== ENTRIES ==
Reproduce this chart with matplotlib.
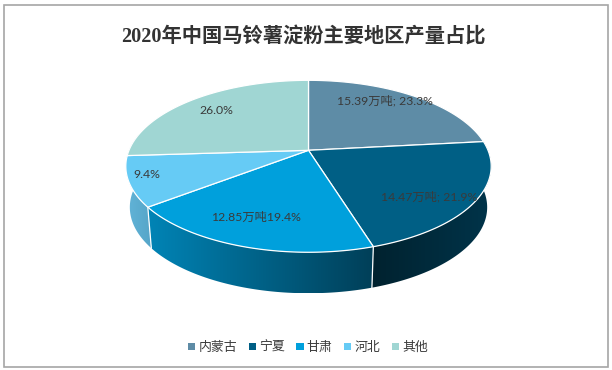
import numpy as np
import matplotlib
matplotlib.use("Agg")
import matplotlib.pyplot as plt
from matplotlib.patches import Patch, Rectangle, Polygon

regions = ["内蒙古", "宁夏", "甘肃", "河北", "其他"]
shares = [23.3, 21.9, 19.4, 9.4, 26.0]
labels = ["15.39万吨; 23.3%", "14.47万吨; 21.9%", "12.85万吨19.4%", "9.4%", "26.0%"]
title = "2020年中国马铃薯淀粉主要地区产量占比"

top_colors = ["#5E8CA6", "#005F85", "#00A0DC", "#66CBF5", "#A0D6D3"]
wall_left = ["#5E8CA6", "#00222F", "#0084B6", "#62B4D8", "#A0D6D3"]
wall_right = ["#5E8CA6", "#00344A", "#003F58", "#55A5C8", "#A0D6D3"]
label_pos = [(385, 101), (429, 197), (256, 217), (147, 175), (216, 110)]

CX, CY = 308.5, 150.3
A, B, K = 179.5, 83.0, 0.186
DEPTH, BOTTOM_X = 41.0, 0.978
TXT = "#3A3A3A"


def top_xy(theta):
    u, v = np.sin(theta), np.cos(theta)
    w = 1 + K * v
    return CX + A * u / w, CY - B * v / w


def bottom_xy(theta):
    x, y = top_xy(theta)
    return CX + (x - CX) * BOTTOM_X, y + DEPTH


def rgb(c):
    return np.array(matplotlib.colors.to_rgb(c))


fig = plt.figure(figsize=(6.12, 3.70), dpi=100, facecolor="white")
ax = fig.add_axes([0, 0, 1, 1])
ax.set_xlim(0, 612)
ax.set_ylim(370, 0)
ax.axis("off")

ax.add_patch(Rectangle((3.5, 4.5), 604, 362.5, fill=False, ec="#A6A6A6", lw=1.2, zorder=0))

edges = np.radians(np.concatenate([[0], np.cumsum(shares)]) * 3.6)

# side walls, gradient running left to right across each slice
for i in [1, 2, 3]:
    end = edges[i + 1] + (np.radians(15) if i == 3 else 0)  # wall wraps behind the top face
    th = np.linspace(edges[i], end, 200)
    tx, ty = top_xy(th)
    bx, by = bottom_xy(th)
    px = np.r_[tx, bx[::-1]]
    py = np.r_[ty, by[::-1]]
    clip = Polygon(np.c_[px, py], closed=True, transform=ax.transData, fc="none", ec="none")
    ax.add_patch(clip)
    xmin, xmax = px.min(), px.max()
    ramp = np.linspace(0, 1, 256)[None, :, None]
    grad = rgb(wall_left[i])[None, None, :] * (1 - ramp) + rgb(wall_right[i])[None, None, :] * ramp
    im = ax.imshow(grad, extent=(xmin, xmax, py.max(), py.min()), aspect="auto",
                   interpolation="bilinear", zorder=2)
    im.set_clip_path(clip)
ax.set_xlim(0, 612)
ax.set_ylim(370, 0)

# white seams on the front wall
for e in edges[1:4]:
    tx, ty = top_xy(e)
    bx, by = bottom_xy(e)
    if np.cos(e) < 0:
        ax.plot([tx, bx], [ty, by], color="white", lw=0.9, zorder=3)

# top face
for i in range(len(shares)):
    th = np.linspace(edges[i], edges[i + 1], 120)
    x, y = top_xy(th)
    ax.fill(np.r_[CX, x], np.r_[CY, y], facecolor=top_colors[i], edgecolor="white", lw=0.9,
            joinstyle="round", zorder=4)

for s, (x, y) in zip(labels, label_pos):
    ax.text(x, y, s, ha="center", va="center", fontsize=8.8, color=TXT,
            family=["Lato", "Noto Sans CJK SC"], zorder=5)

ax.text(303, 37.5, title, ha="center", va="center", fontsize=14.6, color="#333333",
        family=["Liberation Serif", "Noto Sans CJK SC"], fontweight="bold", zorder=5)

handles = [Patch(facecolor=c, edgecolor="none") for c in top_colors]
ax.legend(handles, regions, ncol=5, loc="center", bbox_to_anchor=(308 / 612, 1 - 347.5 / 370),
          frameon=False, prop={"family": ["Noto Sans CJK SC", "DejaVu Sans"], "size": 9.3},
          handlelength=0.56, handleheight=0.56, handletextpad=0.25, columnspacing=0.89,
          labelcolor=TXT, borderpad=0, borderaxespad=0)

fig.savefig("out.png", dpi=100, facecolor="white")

---

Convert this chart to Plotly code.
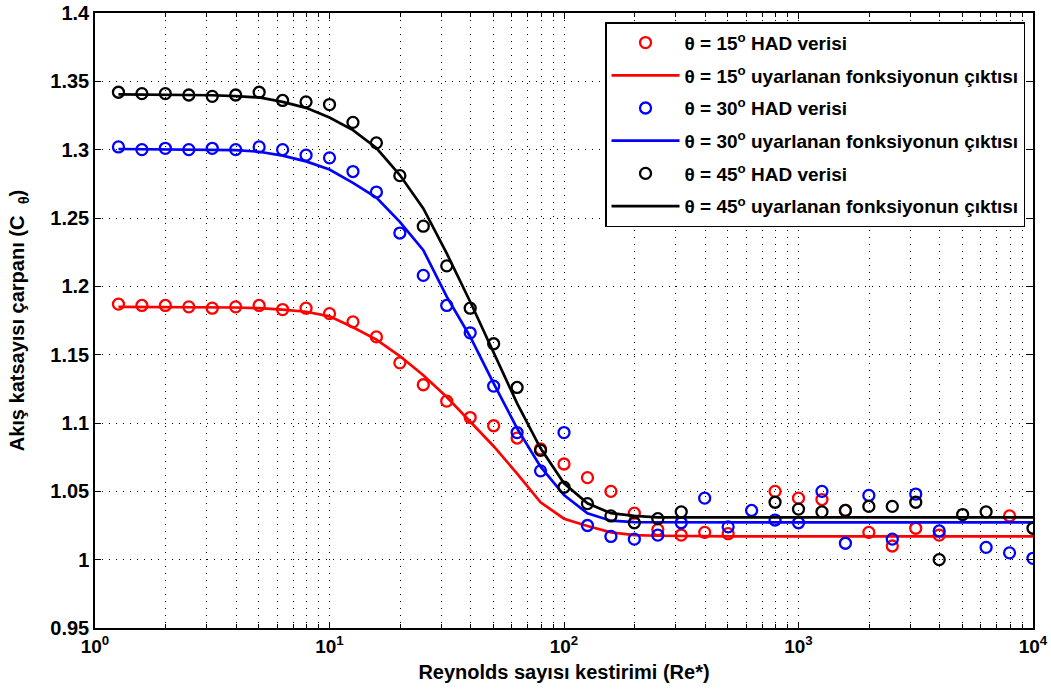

== INSTRUCTION ==
Print everything from the line with "Reproduce this chart with matplotlib." down to the line with "from matplotlib.patches import", both included, exactly as written and without the pictures.

== ANSWER TO THIS TASK ==
Reproduce this chart with matplotlib.
import numpy as np
import matplotlib
matplotlib.use("Agg")
import matplotlib.pyplot as plt
from matplotlib.patches import Patch, Rectangle, Polygon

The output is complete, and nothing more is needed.